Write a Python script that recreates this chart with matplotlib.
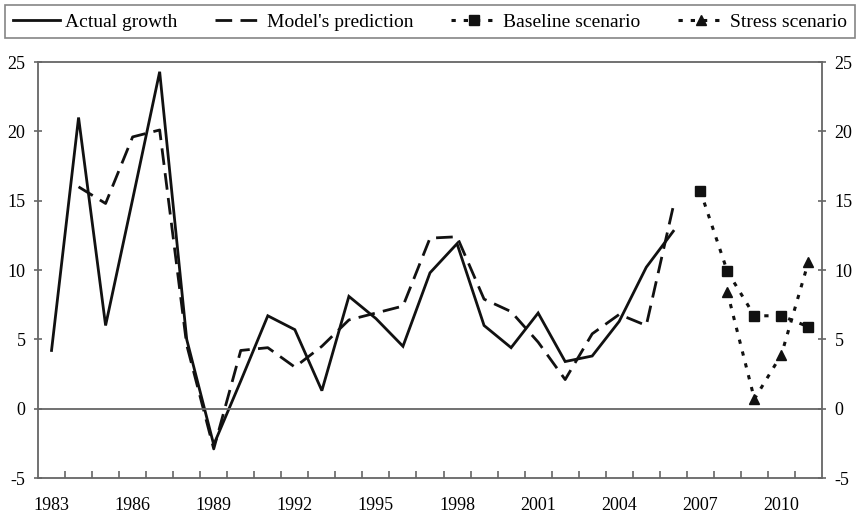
import matplotlib.pyplot as plt
from matplotlib.ticker import FixedLocator

plt.rcParams['font.family'] = ['Liberation Serif', 'DejaVu Serif']
plt.rcParams['axes.unicode_minus'] = False

# data
years = list(range(1983, 2012))
actual = [4.2, 21.0, 6.0, 15.1, 24.3, 5.0, -2.6, 2.0, 6.7, 5.7, 1.3, 8.1,
          6.5, 4.5, 9.8, 11.9, 6.0, 4.4, 6.9, 3.4, 3.8, 6.3, 10.2, 12.8]
predicted = [None, 16.0, 14.8, 19.6, 20.1, 4.6, -2.9, 4.2, 4.4, 3.0, 4.5, 6.4,
             6.9, 7.4, 12.3, 12.4, 7.9, 7.0, 4.8, 2.1, 5.4, 6.8, 6.0, 14.6]
base_years = [2007, 2008, 2009, 2010, 2011]
baseline = [15.7, 9.9, 6.7, 6.7, 5.9]
stress_years = [2008, 2009, 2010, 2011]
stress = [8.4, 0.7, 3.9, 10.6]

label_years = list(range(1983, 2012, 3))

idx = {y: i for i, y in enumerate(years)}

fig = plt.figure(figsize=(8.6, 5.17), dpi=100)
ax = fig.add_axes([0.0442, 0.0754, 0.9116, 0.8046])

x_act = [idx[y] for y in years[:len(actual)]]
ax.plot(x_act, actual, color='#111111', lw=2.0, solid_joinstyle='miter',
        label='Actual growth')

px = [idx[years[i]] for i, v in enumerate(predicted) if v is not None]
pv = [v for v in predicted if v is not None]
ax.plot(px, pv, color='#111111', lw=2.0, dashes=(6, 3),
        label="Model's prediction")

ax.plot([idx[y] for y in base_years], baseline, color='#111111', lw=2.2,
        dashes=(1.4, 2.6), marker='s', ms=7, label='Baseline scenario')
ax.plot([idx[y] for y in stress_years], stress, color='#111111', lw=2.2,
        dashes=(1.4, 2.6), marker='^', ms=7, label='Stress scenario')

ax.axhline(0, color='#666666', lw=1.3)

ax.set_xlim(-0.5, len(years) - 0.5)
ax.set_ylim(-5, 25)
ax.set_yticks([-5, 0, 5, 10, 15, 20, 25])
ax.set_xticks([idx[y] for y in label_years])
ax.set_xticklabels([str(y) for y in label_years])
ax.xaxis.set_minor_locator(FixedLocator([i + 0.5 for i in range(len(years) - 1)]))
ax.tick_params(axis='x', which='major', length=0, pad=14, labelsize=13)
ax.tick_params(axis='x', which='minor', direction='in', length=5,
               color='#666666', width=1.2)
ax.tick_params(axis='y', which='major', direction='inout', length=6,
               color='#666666', width=1.2, labelsize=13, pad=6,
               right=True, labelright=True)

for s in ax.spines.values():
    s.set_color('#666666')
    s.set_linewidth(1.3)

leg = fig.legend(loc='upper left', bbox_to_anchor=(0.006, 0.93, 0.988, 0.06),
                 mode='expand', ncol=4, fontsize=14, frameon=True,
                 fancybox=False, edgecolor='#666666', handlelength=2.4,
                 handletextpad=0.3, borderpad=0.4, columnspacing=1.0,
                 borderaxespad=0)
leg.get_frame().set_linewidth(1.2)

fig.savefig('out.png', dpi=100)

What you should do: Copy out all lines from the material above that contain the string "matplotlib".

Task solution:
Write a Python script that recreates this chart with matplotlib.
import matplotlib.pyplot as plt
from matplotlib.ticker import FixedLocator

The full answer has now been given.